Mais tout cela ne peut cependant reposer sur notre seule bonne volonté comme ce fut le cas pour la sécurité routière. Car se sont bien les modèles d’affaire des plates-formes de médias sociaux, centrés sur les revenus publicitaires, qui ont engendré ces préférences pour un certain type d’engagement. Ce design des interfaces réalisé grâce à la captologie emprunte les connaissances des sciences cognitives que j’avais mobilisées en créant les laboratoires des usages en France dans les années 2000, mais en les détournant pour le seul bénéfice des plates-formes et des marques.

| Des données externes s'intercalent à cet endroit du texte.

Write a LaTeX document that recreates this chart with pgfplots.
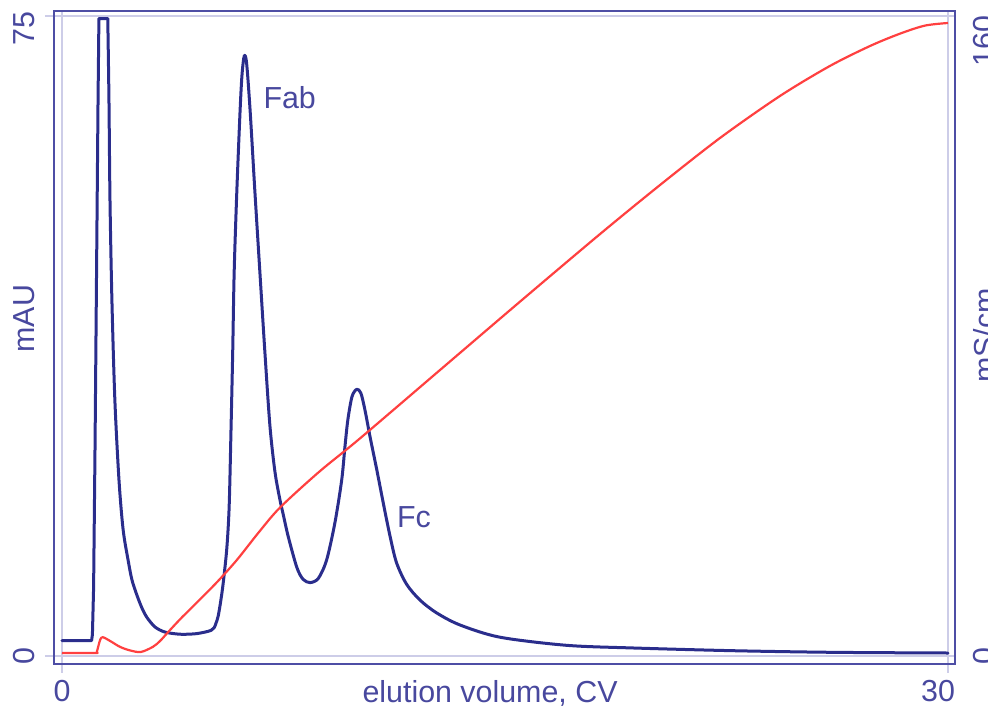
\documentclass[border=0pt]{standalone}
\usepackage{fontspec}
\setmainfont{Liberation Sans}
\usepackage{pgfplots}
\pgfplotsset{compat=1.18}
\definecolor{curveblue}{RGB}{42,45,140}
\definecolor{txtblue}{RGB}{72,72,158}
\definecolor{frameblue}{RGB}{78,78,165}
\definecolor{gridlav}{RGB}{205,205,232}
\definecolor{condred}{RGB}{255,64,64}
\begin{document}
\begin{tikzpicture}[font=\fontsize{15.2}{18}\selectfont]
\begin{axis}[
  name=main,
  scale only axis, width=450.5pt, height=326.5pt,
  xmin=-0.2709, xmax=30.237, ymin=-0.9375, ymax=75.586,
  axis line style={frameblue, line width=1.3pt},
  xtick={0,30}, xticklabels={0,\llap{30\kern-3.5pt}},
  ytick={0,75}, yticklabels={0,\llap{75\kern-2pt}},
  tick pos=left, tick align=outside, major tick length=4.5pt,
  major tick style={gridlav, line width=1pt},
  grid=major, major grid style={gridlav, line width=1pt},
  every tick label/.append style={text=txtblue, inner sep=0pt},
  yticklabel style={rotate=90, anchor=south},
  xticklabel style={anchor=north},
  xticklabel shift=3.5pt, yticklabel shift=5pt,
  xlabel={elution volume, CV},
  xlabel style={at={(axis description cs:0.484,-0.0245)}, anchor=north, inner sep=0pt, text=txtblue},
  ylabel={mAU},
  ylabel style={at={(axis description cs:-0.0211,0.529)}, anchor=south, inner sep=0pt, text=txtblue},
]
% injection peak (off scale, flat top)
\addplot[curveblue, line width=1.5pt, line join=round, line cap=round] coordinates {
(0,1.8) (1.00,1.8) (1.03,2.5) (1.07,8) (1.12,25) (1.17,45) (1.22,65) (1.25,74.7)
(1.55,74.7)
};
\addplot[curveblue, line width=1.5pt, line join=round, line cap=round, smooth, tension=0.5] coordinates {
(1.55,74.7) (1.59,65.2) (1.625,53.4) (1.69,41.7) (1.79,30.0) (1.93,20.6) (2.07,14.8)
(2.24,11.2) (2.37,8.9) (2.54,7.1) (2.71,5.6) (2.88,4.5) (3.15,3.4) (3.49,2.8) (4.0,2.55)
(4.5,2.6) (4.84,2.8) (5.045,3.0) (5.15,3.3) (5.22,3.9) (5.29,4.7) (5.38,6.56) (5.46,8.6)
(5.58,12.6) (5.66,17.5) (5.72,26.1) (5.78,35.6) (5.83,45.0) (5.92,54.5) (6.03,63.9)
(6.095,68.1) (6.17,70.3) (6.25,69.5) (6.37,63.9) (6.53,54.5) (6.70,45.0) (6.87,35.6)
(7.04,27.0) (7.21,21.6) (7.38,18.3) (7.49,16.6) (7.66,14.0) (7.95,10.4) (8.16,9.0)
(8.40,8.6) (8.68,9.1) (8.96,11.25) (9.24,15.6) (9.47,20.6) (9.58,24.5) (9.68,27.7)
(9.82,30.4) (9.98,31.25) (10.12,30.8) (10.26,28.8) (10.43,25.7) (10.66,21.8) (10.88,17.9)
(11.11,14.0) (11.33,10.9) (11.67,8.4) (12.12,6.56) (12.69,5.04) (13.48,3.63) (14.83,2.2)
(17.09,1.25) (19.33,0.94) (22.72,0.62) (26.1,0.43) (30,0.35)
};
\node[anchor=base west, text=txtblue, inner sep=0pt] at (axis cs:6.81,64.2) {Fab};
\node[anchor=base west, text=txtblue, inner sep=0pt] at (axis cs:11.33,15.0) {Fc};
\end{axis}
\begin{axis}[
  scale only axis, width=450.5pt, height=326.5pt,
  xmin=-0.2709, xmax=30.237, ymin=-2, ymax=161.25,
  hide x axis, axis y line*=right,
  y axis line style={frameblue, line width=1.3pt},
  ytick={0,160}, yticklabels={0,\llap{160}},
  major tick length=0pt,
  every tick label/.append style={text=txtblue, inner sep=0pt},
  yticklabel style={rotate=90, anchor=north},
  yticklabel shift=9pt,
  ylabel={mS/cm},
  ylabel style={at={(axis description cs:1.02,0.503)}, anchor=north, inner sep=0pt, text=txtblue},
]
\addplot[condred, line width=1.1pt, line join=round, smooth, tension=0.5] coordinates {
(0,0.75) (1.12,0.75) (1.18,1.1) (1.29,4.0) (1.38,4.7) (1.63,3.75) (1.96,2.3) (2.30,1.4)
(2.67,1.0) (3.08,2.3) (3.32,3.75) (3.56,5.7) (4.00,9.2) (4.45,12.5) (5.24,18.4) (5.92,24.0)
(6.65,30.8) (7.38,37.1) (8.7,46.0) (10.09,54.4) (12.80,71.5) (15.51,88.6) (18.22,105.5)
(20.25,117.75) (22.28,129.5) (24.31,140.0) (26.00,147.5) (27.36,152.5) (28.38,155.6)
(29.22,157.6) (30.0,158.25)
};
\end{axis}
\pgfresetboundingbox
\path[use as bounding box] ([shift={(-27pt,-21.5pt)}]main.south west) rectangle ([shift={(16.5pt,5.5pt)}]main.north east);
\end{tikzpicture}
\end{document}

La réactivité à haute fréquence qui nous est ainsi imposée comme cadre et qui nous récompense, comme l’a rappelé le documentaire récent de Netflix (The social dilemma), provoque un échauffement des esprits, une perte de repères pour explorer et discuter les problèmes, un « réchauffement médiatique » qui empêche de traiter les vrais problèmes de long terme, du réchauffement climatique notamment. La responsabilité des plates-formes est désormais mise en cause vis-à-vis de l’innovation en raison de leur abus de position dominante, ce qui entraine les actions actuelles de la justice américaine et de la commission européenne. Mais tout démantèlement de ces monopoles devra s’attaquer en même temps aux algorithmes de cette propagation à haute fréquence car ils sont devenus décisifs dans le dérèglement de notre climat mental collectif.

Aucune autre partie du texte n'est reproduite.